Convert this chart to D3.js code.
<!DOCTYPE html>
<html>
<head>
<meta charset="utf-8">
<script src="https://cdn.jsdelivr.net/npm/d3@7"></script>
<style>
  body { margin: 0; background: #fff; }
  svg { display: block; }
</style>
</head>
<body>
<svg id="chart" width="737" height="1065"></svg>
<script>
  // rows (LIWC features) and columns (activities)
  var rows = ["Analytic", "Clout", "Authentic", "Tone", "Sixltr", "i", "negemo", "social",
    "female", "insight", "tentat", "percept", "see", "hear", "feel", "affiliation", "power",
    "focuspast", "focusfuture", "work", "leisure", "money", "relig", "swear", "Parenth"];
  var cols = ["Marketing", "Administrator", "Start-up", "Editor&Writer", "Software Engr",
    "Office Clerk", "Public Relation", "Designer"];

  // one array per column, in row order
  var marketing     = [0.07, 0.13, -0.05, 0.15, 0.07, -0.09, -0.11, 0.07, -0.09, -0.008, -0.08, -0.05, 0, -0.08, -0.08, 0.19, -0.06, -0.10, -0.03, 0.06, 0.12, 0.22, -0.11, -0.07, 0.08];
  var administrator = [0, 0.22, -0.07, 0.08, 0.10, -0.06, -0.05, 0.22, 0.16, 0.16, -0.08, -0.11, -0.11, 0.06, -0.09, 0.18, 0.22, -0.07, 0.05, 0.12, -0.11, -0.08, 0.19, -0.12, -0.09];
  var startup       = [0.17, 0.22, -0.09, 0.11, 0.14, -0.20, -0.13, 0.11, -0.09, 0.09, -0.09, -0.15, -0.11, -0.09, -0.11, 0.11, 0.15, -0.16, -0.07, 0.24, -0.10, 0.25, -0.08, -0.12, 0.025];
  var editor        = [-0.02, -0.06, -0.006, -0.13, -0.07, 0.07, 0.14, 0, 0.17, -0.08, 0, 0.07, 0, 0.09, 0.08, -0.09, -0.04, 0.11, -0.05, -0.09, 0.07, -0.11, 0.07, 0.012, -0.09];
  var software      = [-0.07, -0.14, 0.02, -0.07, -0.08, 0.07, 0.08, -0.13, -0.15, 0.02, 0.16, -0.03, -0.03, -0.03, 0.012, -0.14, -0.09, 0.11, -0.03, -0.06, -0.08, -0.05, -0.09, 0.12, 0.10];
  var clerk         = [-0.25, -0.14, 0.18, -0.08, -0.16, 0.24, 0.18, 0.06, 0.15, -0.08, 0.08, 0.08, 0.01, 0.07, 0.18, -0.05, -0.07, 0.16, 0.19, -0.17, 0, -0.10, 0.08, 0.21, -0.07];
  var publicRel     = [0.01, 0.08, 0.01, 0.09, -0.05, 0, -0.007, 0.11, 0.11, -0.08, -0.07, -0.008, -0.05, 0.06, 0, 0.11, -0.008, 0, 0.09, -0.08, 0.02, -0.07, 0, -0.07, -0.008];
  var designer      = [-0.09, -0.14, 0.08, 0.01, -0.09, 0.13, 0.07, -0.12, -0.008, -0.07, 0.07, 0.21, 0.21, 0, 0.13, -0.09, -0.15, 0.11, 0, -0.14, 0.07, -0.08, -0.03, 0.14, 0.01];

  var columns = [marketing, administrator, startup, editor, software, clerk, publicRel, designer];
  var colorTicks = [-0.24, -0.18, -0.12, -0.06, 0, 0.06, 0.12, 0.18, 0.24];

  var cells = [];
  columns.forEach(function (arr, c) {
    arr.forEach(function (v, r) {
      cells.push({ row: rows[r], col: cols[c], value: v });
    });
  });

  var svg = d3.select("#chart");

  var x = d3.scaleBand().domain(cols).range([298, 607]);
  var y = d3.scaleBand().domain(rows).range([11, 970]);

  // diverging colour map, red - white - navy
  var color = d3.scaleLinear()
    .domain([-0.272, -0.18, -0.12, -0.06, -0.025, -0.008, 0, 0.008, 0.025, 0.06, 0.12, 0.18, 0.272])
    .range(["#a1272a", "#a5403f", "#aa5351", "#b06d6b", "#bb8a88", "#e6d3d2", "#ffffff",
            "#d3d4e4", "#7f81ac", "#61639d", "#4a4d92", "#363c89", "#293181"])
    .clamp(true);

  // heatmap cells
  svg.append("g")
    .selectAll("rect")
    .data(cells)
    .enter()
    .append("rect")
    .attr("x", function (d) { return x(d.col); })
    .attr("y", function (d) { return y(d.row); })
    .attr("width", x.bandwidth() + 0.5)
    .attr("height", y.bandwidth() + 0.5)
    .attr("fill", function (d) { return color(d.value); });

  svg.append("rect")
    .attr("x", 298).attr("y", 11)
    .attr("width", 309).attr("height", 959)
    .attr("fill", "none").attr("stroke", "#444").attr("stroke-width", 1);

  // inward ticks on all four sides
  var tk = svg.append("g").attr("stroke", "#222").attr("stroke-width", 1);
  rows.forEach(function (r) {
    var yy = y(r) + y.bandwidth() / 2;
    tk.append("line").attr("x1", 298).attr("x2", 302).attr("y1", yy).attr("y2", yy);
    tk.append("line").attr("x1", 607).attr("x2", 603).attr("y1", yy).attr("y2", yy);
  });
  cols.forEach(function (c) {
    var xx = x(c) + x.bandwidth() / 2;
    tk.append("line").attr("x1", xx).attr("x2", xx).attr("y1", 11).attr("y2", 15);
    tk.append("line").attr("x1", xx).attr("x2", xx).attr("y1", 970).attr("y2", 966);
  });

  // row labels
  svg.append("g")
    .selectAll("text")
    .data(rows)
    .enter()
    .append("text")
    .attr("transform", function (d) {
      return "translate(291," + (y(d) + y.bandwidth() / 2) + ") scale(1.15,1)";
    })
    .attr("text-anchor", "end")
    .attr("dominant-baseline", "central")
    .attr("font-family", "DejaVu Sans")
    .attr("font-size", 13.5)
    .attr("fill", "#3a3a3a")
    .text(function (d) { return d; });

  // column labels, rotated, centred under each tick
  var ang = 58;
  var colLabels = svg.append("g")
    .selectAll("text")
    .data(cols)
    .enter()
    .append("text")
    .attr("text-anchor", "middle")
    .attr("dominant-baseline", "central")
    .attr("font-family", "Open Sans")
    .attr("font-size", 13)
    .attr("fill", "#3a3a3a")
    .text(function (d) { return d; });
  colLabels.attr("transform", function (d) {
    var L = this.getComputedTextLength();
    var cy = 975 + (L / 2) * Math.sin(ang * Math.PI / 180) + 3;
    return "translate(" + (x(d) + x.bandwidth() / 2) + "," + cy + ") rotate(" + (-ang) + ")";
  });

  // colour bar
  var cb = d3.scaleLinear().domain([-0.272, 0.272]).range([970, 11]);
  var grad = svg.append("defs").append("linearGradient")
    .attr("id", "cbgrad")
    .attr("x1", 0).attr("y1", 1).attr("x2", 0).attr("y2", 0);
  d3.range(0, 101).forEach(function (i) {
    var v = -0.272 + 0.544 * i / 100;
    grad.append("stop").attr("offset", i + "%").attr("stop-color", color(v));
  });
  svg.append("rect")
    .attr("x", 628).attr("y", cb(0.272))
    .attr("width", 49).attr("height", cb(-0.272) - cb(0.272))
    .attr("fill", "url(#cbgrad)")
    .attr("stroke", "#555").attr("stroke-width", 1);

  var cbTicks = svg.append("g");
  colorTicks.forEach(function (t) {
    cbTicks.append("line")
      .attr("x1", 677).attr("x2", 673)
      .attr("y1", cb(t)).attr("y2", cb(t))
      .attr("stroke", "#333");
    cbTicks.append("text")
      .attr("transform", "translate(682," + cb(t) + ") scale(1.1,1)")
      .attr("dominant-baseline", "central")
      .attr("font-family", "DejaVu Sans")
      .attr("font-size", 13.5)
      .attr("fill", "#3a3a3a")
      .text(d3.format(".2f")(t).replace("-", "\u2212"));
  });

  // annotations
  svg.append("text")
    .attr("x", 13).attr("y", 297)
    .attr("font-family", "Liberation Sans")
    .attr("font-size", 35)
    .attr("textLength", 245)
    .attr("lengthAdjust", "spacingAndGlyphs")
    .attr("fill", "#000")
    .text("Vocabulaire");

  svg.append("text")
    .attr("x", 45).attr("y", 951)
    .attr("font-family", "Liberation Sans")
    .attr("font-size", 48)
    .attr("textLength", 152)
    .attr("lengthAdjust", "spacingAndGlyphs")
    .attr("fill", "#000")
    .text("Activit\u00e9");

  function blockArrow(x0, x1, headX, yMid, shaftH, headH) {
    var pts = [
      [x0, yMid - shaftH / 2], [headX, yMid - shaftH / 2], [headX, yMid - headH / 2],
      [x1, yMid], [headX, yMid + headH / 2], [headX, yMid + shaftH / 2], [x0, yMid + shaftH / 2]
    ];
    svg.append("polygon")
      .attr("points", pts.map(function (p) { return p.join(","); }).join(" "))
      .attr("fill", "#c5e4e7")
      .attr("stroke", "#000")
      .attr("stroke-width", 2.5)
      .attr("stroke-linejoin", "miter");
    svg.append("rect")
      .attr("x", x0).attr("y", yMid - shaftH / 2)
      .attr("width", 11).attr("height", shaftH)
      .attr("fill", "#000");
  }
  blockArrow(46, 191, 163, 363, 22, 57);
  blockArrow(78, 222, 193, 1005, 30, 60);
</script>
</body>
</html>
+-------+
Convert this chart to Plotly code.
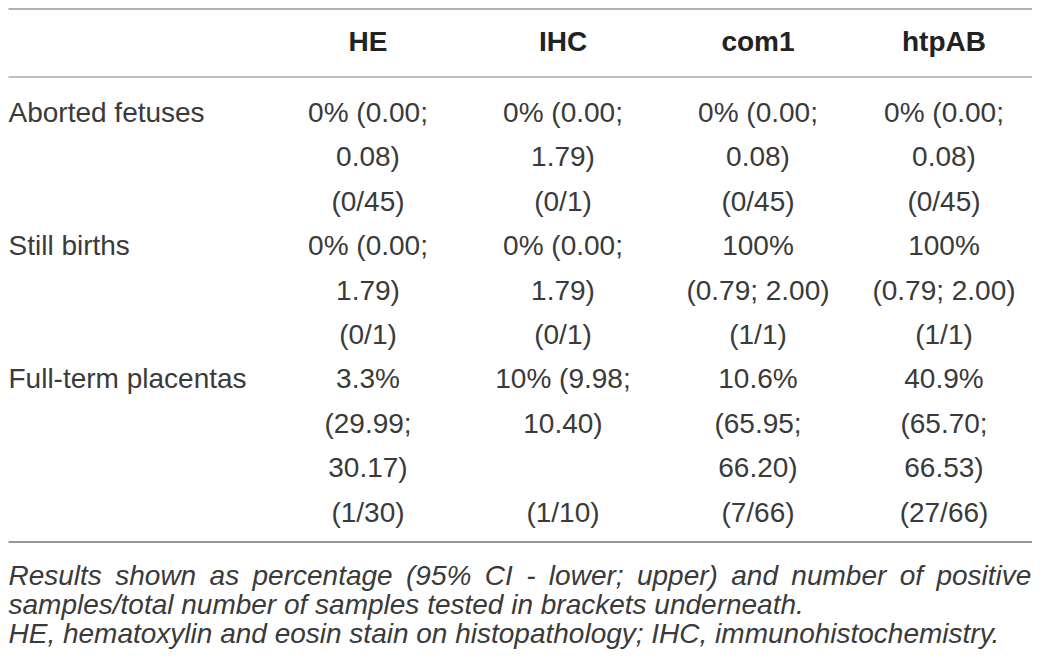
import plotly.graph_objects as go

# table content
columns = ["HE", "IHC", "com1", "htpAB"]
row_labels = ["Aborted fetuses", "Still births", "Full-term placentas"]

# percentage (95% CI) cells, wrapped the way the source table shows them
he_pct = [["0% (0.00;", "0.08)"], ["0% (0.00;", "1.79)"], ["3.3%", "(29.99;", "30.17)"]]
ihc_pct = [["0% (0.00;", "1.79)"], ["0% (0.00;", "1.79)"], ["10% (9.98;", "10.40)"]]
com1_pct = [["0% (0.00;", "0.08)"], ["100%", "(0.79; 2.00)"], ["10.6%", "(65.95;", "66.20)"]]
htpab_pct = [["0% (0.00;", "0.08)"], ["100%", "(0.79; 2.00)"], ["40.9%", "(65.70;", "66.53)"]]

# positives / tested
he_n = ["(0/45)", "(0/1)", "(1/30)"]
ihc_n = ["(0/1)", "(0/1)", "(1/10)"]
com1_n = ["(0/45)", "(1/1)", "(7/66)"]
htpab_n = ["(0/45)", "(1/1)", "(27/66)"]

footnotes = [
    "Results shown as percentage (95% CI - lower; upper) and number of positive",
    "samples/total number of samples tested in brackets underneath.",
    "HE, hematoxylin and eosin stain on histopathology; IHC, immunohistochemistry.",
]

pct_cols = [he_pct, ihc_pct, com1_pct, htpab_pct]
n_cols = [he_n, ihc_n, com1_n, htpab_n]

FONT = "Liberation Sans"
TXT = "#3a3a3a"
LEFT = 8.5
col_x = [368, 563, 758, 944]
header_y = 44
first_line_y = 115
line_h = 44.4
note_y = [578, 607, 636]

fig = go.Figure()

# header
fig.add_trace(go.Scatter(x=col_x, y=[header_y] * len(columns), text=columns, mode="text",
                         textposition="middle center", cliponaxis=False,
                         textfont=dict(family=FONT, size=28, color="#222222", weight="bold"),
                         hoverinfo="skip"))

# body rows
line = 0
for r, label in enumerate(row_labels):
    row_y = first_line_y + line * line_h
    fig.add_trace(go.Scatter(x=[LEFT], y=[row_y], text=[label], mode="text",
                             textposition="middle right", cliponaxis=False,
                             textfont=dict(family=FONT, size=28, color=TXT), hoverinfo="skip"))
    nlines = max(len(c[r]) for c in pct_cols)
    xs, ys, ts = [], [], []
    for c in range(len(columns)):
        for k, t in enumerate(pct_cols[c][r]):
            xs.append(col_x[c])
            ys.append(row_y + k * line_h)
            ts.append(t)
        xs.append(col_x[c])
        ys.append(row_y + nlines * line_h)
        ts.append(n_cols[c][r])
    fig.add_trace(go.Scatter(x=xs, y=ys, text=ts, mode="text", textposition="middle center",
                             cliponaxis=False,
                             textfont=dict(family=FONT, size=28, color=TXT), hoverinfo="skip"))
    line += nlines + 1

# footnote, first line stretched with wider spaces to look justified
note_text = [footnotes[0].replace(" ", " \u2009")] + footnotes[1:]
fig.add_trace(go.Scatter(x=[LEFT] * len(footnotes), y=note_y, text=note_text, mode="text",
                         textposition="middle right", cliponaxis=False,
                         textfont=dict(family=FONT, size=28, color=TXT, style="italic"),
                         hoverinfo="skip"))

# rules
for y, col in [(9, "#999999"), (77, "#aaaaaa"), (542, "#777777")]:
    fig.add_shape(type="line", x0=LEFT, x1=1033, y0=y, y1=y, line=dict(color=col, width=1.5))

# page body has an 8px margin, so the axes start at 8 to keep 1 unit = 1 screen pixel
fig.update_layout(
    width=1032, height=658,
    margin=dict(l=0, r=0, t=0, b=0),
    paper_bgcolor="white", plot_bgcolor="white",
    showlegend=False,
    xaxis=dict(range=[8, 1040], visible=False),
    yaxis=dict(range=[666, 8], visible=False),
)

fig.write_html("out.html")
+-------+
§ **What is required**: Copy each line of the listing that includes "chart".

§ **Task output**:
Convert this chart to D3.js code.
<svg id="chart" width="737" height="1065"></svg>
  var svg = d3.select("#chart");
Convert this chart to Plotly code.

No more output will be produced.